At Workman, Traci Todd will join as director of children’s publishing, and Sara Corbett will become the new art director of children’s publishing, both starting January 29. Todd was most recently editorial director of Appleseed and Abrams’ children’s licensed publishing. Corbett was most recently associate art director for Penguin Workshop. They take over following the great and terrible departure of Daniel Nayeri, Nathalie Le Du, and Colleen AF Venable in October to start a new imprint at Macmillan Children’s.
At Sourcebooks, Valerie Pierce has been promoted to senior marketing manager.
Hachette UK head of digital George Walkley was promoted to the new, broader role of digital and development director, reporting to deputy ceo Richard Kitson. He will “oversee digital supply chain, drive digital initiatives on behalf of the group and provide support, infrastructure, advice and expertise to allow publishers to publish digital content effectively.”
The Milo Chronicles
A modest update, that’s about the little details rather than big case developments. The court has published a transcript from a December conference among attorneys for Milo Yiannopoulos and Simon & Schuster, and Judge Barry Ostrager.
In one point, Judge Ostrager resists the plaintiff’s effort for extensive discovery across the personal cellphones of 20 or more Simon & Schuster employees unless they pay for it.
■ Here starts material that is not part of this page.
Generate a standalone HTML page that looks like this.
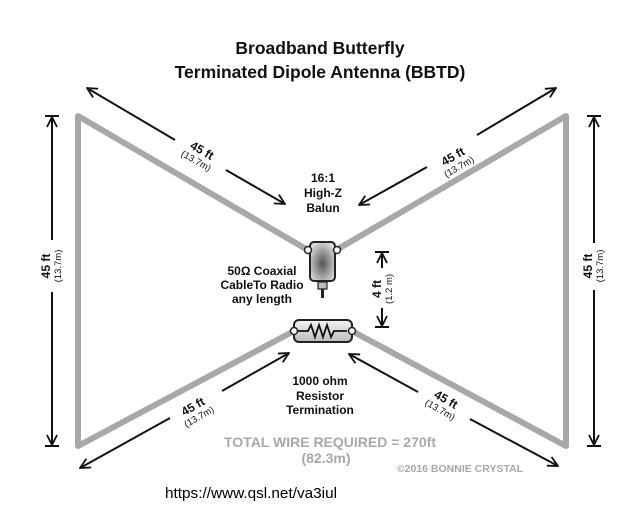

S&S has a “bring your own device environment” rather than issuing company phones, which means they do not control or have access to work-related texts and other communications on those devices. (Just as people learned from the Apple case to not email anything you wouldn’t want to see exposed in court documents, the same is true now for text messages.)
The more minor detail, in which the judge also limits the plaintiff’s ability to demand wide discovery of communications among a broad set of senior CBS executives, is Yiannopoulos’s contention that “CBS people at the highest level of CBS were involved and consulted and participated in the termination of my client’s publishing contract.” (That includes ceo Leslie Moonves, and svp of communications Gil Schwartz. The publisher’s attorney says, “The decision to terminate this contract was made by the chief executive of Simon & Schuster. Understandably, this was a huge thing at the time and she was reporting up to others and there were communications with CBS as you would in any corporation where you have a duty to report up. All those communications, whether to or from, have been produced.”